What the exercise asks.
Leave the pictures out, and output exactly the lines from the one containing "Recreate this image" through the one containing "from matplotlib.ticker import".

Entries.
>> start
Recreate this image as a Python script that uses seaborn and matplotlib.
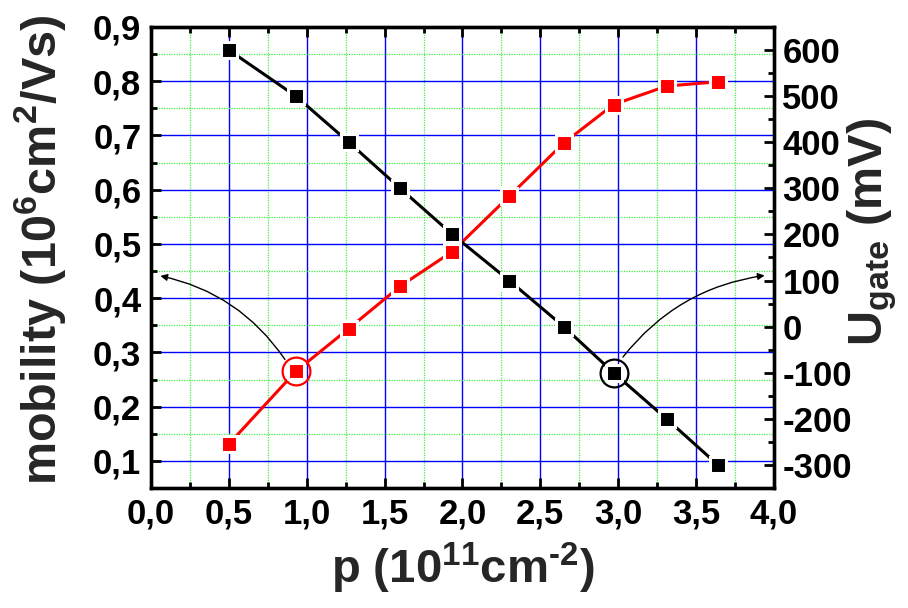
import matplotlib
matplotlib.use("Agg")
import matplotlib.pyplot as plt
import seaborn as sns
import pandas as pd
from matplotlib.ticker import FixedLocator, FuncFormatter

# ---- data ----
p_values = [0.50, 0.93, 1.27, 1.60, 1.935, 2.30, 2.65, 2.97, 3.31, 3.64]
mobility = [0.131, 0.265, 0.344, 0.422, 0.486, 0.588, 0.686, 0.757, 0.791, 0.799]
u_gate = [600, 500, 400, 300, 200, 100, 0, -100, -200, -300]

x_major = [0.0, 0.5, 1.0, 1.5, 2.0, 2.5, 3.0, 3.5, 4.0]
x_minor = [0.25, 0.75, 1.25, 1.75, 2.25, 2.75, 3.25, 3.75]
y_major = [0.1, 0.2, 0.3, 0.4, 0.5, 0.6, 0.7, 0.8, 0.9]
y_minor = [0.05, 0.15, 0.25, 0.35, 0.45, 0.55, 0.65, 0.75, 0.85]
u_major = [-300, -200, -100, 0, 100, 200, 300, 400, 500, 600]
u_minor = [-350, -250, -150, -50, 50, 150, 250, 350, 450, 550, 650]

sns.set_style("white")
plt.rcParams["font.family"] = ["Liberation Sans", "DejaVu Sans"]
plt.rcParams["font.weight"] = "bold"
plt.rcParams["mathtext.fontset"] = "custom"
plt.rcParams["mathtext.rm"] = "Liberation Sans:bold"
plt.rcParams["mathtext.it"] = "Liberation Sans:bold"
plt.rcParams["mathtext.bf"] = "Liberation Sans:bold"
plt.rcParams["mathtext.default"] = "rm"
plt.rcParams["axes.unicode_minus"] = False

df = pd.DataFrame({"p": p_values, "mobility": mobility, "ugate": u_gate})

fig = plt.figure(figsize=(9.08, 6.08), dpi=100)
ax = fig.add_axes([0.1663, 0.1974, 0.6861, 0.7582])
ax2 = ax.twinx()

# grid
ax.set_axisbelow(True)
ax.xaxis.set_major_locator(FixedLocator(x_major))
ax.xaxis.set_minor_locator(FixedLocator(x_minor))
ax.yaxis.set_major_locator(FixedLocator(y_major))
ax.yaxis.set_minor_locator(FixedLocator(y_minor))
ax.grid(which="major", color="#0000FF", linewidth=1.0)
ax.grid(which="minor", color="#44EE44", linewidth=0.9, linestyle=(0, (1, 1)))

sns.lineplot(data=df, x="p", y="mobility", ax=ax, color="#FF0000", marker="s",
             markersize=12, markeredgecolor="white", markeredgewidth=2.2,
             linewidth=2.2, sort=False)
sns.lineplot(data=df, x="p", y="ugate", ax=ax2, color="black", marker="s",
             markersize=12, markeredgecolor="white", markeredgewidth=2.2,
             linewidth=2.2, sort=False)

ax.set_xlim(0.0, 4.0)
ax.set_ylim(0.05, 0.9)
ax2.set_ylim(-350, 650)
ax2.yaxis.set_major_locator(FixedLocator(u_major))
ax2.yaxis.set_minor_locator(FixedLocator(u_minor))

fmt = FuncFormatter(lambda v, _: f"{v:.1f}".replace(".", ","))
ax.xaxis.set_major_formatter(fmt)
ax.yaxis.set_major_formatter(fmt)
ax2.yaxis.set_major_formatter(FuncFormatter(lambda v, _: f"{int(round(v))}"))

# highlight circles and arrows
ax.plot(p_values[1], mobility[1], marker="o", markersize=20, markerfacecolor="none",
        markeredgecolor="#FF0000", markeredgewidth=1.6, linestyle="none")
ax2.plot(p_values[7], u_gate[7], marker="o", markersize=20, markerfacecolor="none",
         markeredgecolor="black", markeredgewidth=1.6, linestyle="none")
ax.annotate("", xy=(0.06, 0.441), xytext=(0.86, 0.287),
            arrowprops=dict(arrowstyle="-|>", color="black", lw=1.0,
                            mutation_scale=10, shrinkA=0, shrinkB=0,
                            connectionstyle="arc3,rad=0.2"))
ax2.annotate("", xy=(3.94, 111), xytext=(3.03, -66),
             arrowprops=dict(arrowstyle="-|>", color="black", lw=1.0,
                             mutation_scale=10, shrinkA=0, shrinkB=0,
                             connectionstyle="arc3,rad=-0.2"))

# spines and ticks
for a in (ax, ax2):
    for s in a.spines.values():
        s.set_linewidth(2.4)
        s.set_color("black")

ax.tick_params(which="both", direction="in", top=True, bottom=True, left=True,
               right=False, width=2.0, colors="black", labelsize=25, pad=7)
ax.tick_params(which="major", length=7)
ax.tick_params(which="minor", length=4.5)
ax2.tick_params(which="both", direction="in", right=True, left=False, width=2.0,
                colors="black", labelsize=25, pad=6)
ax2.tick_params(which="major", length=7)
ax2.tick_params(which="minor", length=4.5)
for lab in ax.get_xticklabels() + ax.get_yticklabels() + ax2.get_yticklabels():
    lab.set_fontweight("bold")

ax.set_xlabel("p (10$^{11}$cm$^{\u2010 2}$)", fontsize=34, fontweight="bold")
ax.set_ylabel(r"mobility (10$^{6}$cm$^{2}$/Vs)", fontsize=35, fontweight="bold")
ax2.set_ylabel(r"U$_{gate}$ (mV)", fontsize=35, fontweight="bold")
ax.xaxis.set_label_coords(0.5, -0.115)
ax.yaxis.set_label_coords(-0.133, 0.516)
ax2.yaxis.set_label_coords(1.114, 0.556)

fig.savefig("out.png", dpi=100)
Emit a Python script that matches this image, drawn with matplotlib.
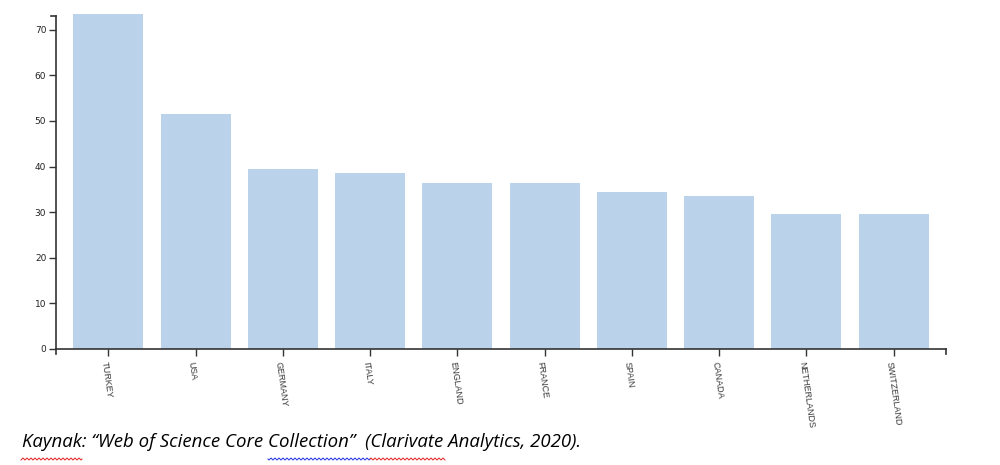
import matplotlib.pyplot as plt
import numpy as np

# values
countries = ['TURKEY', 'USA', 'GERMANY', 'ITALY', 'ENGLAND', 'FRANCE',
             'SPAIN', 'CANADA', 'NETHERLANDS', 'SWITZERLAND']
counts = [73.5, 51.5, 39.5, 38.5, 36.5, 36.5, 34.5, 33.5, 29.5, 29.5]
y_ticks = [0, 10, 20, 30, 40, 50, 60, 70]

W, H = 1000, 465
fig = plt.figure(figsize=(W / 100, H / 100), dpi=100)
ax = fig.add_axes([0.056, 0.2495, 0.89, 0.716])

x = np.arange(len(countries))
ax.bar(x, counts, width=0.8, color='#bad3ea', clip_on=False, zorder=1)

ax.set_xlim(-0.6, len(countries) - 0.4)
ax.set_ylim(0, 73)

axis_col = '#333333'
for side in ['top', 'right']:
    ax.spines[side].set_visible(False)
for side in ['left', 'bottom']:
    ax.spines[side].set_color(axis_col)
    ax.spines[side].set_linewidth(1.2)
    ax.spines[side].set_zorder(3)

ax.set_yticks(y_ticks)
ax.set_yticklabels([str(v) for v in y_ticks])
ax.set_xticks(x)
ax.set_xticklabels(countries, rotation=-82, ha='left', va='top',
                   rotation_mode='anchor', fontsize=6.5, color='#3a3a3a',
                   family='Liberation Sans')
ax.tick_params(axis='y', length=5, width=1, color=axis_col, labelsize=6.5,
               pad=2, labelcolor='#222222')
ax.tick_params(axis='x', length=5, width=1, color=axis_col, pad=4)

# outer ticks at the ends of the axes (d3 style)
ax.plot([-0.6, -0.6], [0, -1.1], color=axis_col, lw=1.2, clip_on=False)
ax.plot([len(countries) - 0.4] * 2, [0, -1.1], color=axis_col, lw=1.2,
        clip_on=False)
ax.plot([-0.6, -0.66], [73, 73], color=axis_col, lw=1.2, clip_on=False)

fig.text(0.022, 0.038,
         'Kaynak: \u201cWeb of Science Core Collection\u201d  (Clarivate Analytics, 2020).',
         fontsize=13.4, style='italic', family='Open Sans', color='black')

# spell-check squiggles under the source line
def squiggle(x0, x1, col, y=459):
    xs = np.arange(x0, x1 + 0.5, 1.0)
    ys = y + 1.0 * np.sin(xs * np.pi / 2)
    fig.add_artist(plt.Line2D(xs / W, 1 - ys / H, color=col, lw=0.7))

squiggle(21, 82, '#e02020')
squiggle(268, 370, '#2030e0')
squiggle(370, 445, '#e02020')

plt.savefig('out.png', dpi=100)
>> end
>> start
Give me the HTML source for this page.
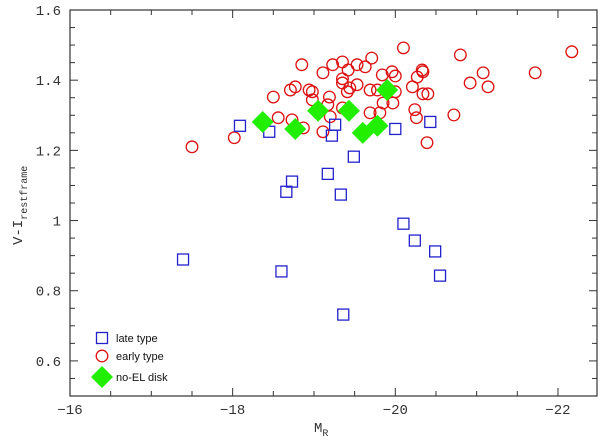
>> end
>> start
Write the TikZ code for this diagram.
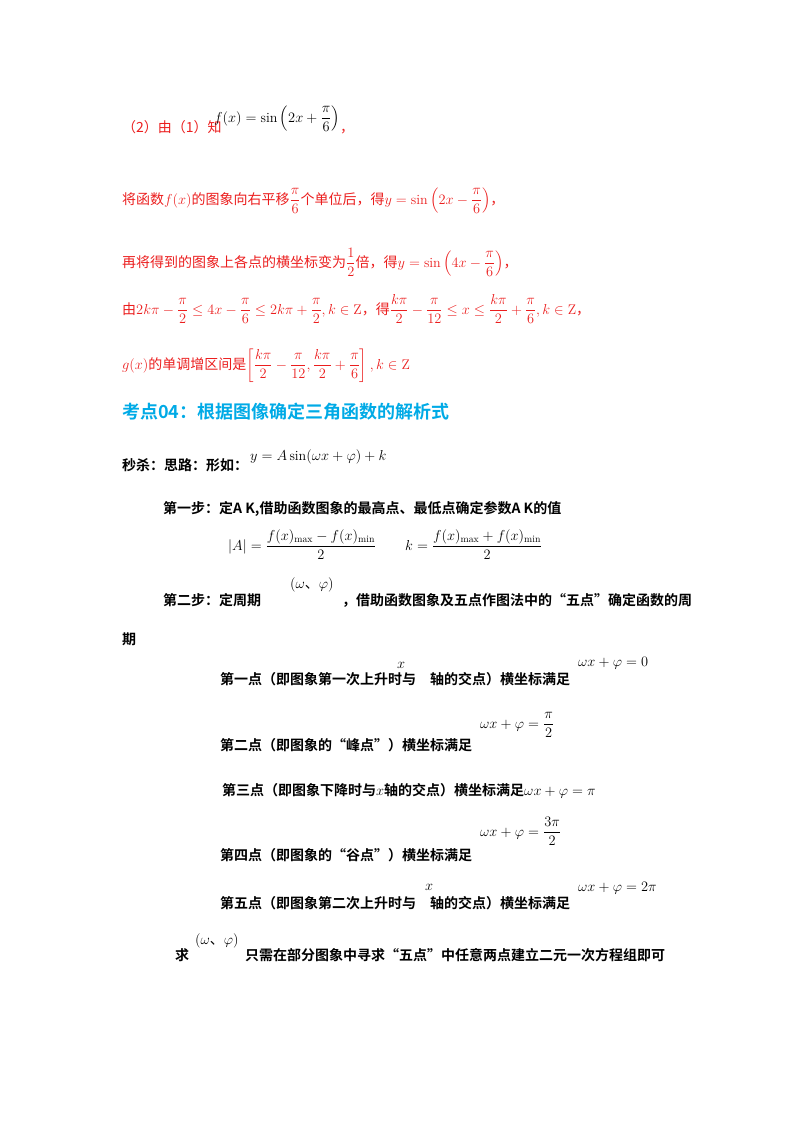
>> end
Answer to the problem.
Recreate this image as a Python script that uses seaborn and matplotlib.
import matplotlib
matplotlib.use("Agg")
import matplotlib.pyplot as plt
import seaborn as sns
import pandas as pd
from matplotlib.ticker import FixedLocator, FuncFormatter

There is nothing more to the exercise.